When considering ecologically sound construction methods and materials, few if any have as many layers of redeeming value as straw-bale construction. For starters, the raw material is 100% waste of another industry, the growing of grain for food, and in many cases is otherwise burned, causing serious pollution. The material is also packaged in a convenient and user-friendly form.
Straw-bale construction is a proven method of long-lasting durable building. Homesteaders in the Great Plains started building with bales in the late 1800’s, and many of these structures still stand today. Properly built and maintained, straw buildings can have a useful life span of at least 90 years.
Straw walls place all the wall elements in the right location. Protective layer on the outside, ample insulation at the the center, and thermal mass to the interior. These area the ingredients of high-performance wall systems, in this case utilizing natural, healthy materials. When laid flat and stacked like bricks in a ‘running bond’ pattern, a plastered or stuccoed straw-bale wall is ±27" thick and yields an insulating value of R-57. Stacked ‘on edge’, with straw parallel to the plane of the wall,similar insulation levels are achieved in 25% less width (±18"). The State of California has established R-30 as the accepted value, still several times the value of typical insulated wood walls.

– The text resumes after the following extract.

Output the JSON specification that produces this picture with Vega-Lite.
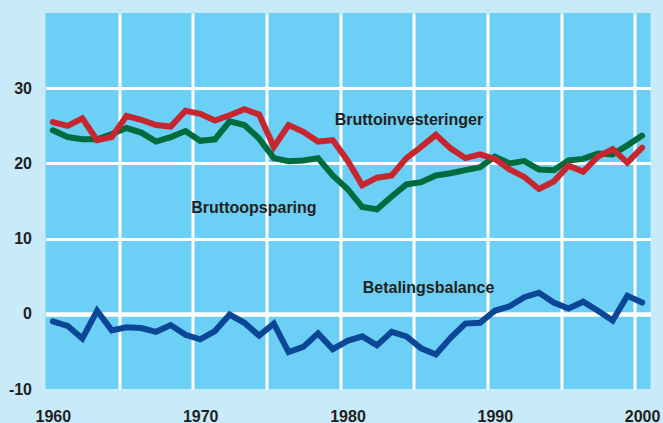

The cost of construction with straw-bales is comparable to wood frame construction. As the cost of wood rises, and bale systems are refined, straw bale will be less. When energy savings over time are factored in, straw-bale is the economical choice. One family in California's hot Central Valley was able to obtain a higher mortgage for their straw-bale home by showing that their cooling costs would be substantially less.
Straw-bale can have great aesthetic value, and lends itself to a variety of styles and finishes. The thick walls present opportunities for niches, deep window sills and seating areas, and “truth windows”. The substitution of bales for lumber can relieve the pressure to log old-growth forests, preserving ecosystems for wildlife habitat, air-quality and soil-stabilization. And, as Matts Myhrman once said, "You can do anything with straw-bales, except have skinny walls!"
In the right circumstances monolithic earth walls are an effective construction system, providing durable walls that mediate the daily and seasonal temperature swings. Earth construction may well be the oldest method of building in the world, as ancient cities of Mesopotamia were built of rammed earth and stone. It is the quintessential local building material, with a large variety of types and styles suited to an equally large variety of climates and soil types.
We are familiar with several of these systems – including adobe, light straw-clay, cob, and hybrid adobe – but in our practice we have most frequently worked with rammed earth or the sprayed soil-cement variation known as PISE. Soil-cement is typically reinforced, and stabilized with cement or lime, important when working in locations with seismic concerns.
Without an insulating layer, monolithic earth construction should only be used in relatively mild climates and with careful attention to solar orientation, shading and passive design. The mass helps mediate diurnal temperature swings, but spaces may become too warm or cool during unseasonable periods of weather. We generally prefer to use earth as a finish on straw-bale or other insulating systems, or as a thermal mass wall within an insulating envelope. This way the full benefits of the earthen walls are enjoyed in a wider variety of climatic conditions.
Aesthetically a variety of textures and finishes can be achieved depending on technique – from the striations of a rammed earth wall, to a textured or troweled sprayed wall – giving structures a natural, timeless quality.